The Bank of Canada's surprise move to cut interest rates reflects a tricky balancing act: Protect the economy from the oil slump, without fuelling household debt that's already near record levels.
In dropping the overnight lending rate to 0.75 per cent from 1 per cent, its first rate cut since September, 2010, the bank shocked markets by putting long-standing worries over rising levels of household debt behind a bigger concern: what plummeting oil prices will mean for the country's economy.
Only last month, Canada's central bank renewed its warnings about rising levels of household debt, which hovers near an all-time high of 163 per cent of disposable income, and said it believed home prices were as much as 30 per cent overvalued. Yet, in lowering rates, the bank made it clear it sees the effects of lower oil prices spreading far beyond the borders of Alberta, with job losses and cuts to income potentially cascading throughout the economy and leaving indebted households even more vulnerable.
"This decline in oil prices has been a shock to Canadian incomes, which from a debt-to-disposable income point of view is not good news," senior deputy governor Carolyn Wilkins told a press conference. "Certainly the interest rate movement we made today is designed to offset part of that."
In its monetary policy report, the bank predicted that without an interest rate a cut, the household debt ratio could have risen by as much as four percentage points as plunging energy profits harm investor portfolios and the job market.
Canadians who headed west in search of employment are returning east, making job markets more competitive in other provinces and contributing to a rise in unemployment and a drop in incomes.

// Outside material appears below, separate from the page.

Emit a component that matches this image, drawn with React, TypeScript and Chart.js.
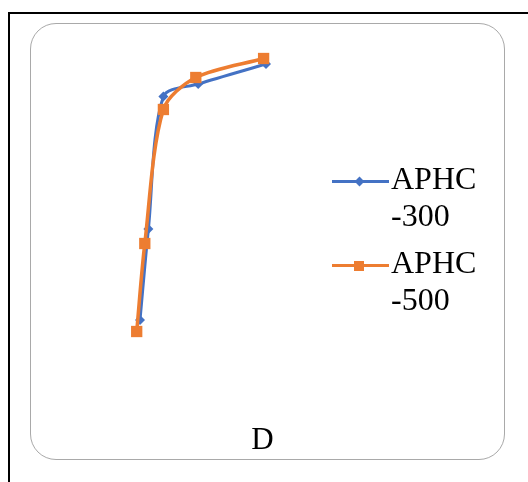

"The record-high evolution of [debt to income] is something which matters a lot to us because it makes the economy vulnerable to a shock," Bank of Canada Governor Stephen Poloz said, adding the bank sees plunging oil prices as "exactly the kind of trigger we imagine."
Yet by slashing interest rates after years of warning about the risks that rising house prices and skyrocketing consumer debt levels pose to the economy, the bank also runs the risk that consumers will start turning a deaf ear to its long-standing pleas for Canadians to curb their appetite for cheap credit and may even fuel the flames of the country's overheated housing market.
"At the end of the day, if you're a consumer or a homeowner and you see what essentially now amounts to zero or slightly negative real interest rates, you're going to go out and borrow, probably no matter how much the bank is telling you not to," said Bank of Montreal senior economist Robert Kavcic.
A rate cut will be "unambiguously good" for the Canadian housing market, particularly outside Alberta, said Toronto-Dominion Bank economist Diana Petramala. Consumers seemed to echo that sentiment yesterday, with real estate brokerage Zoocasa reporting that traffic to its online listings website jumped 20 per cent after the bank's announcement.
A cut to the central bank's overnight lending rate will make it cheaper for the roughly 30 per cent of home buyers with short-term or variable-rate mortgages, said Bank of Nova Scotia economist Derek Holt.
Ms. Petramala expects mortgage rates to follow, with banks possibly reviving teaser rates below 3 per cent and said yesterday's rate cut has raised the likelihood the central bank could cut rates even further down the road. Five-year Government of Canada bond yields touched 0.8 per cent yesterday, down from 1.4 per cent at the start of the month.
While that will give a boost to already strong housing markets outside of Alberta, particularly in cities like Vancouver and Toronto, it also risks encouraging young home buyers to take on more mortgage debt than they can afford. "It's important for [buyers] to not forget that this is not a normal interest rate environment," she said.
An interest rate cut will only mean good news for Vancouver's housing market, said Hareesh Sara, president of Intergulf Development Group, which has several housing and condo developments under way in both British Columbia and Alberta. While his company is being cautious about whether to proceed with planned developments around Calgary and Edmonton, it is plowing ahead with projects in B.C.'s Lower Mainland, where sales had already been strong even before the surprise rate cut.
"I think this is going to be a huge boost because money is even that much cheaper," he said. "It will certainly help prices. People might be jumping in now because nobody expected this rate cut." The lower Canadian dollar will also likely make B.C. housing market more appealing to foreign investors, he added.
Several analysts, however, warned that while the rate cut may give a short-term boost to home buyers, it also heightens the risk of a more severe housing correction when interest rates eventually rise.
"If housing prices rise too much in the short-term, eventually they might need to correct more," said Royal Bank of Canada senior economist Robert Hoult. "If lower interest rates in the near-term cause home prices to increase more, I think it does raise some risk for down the road."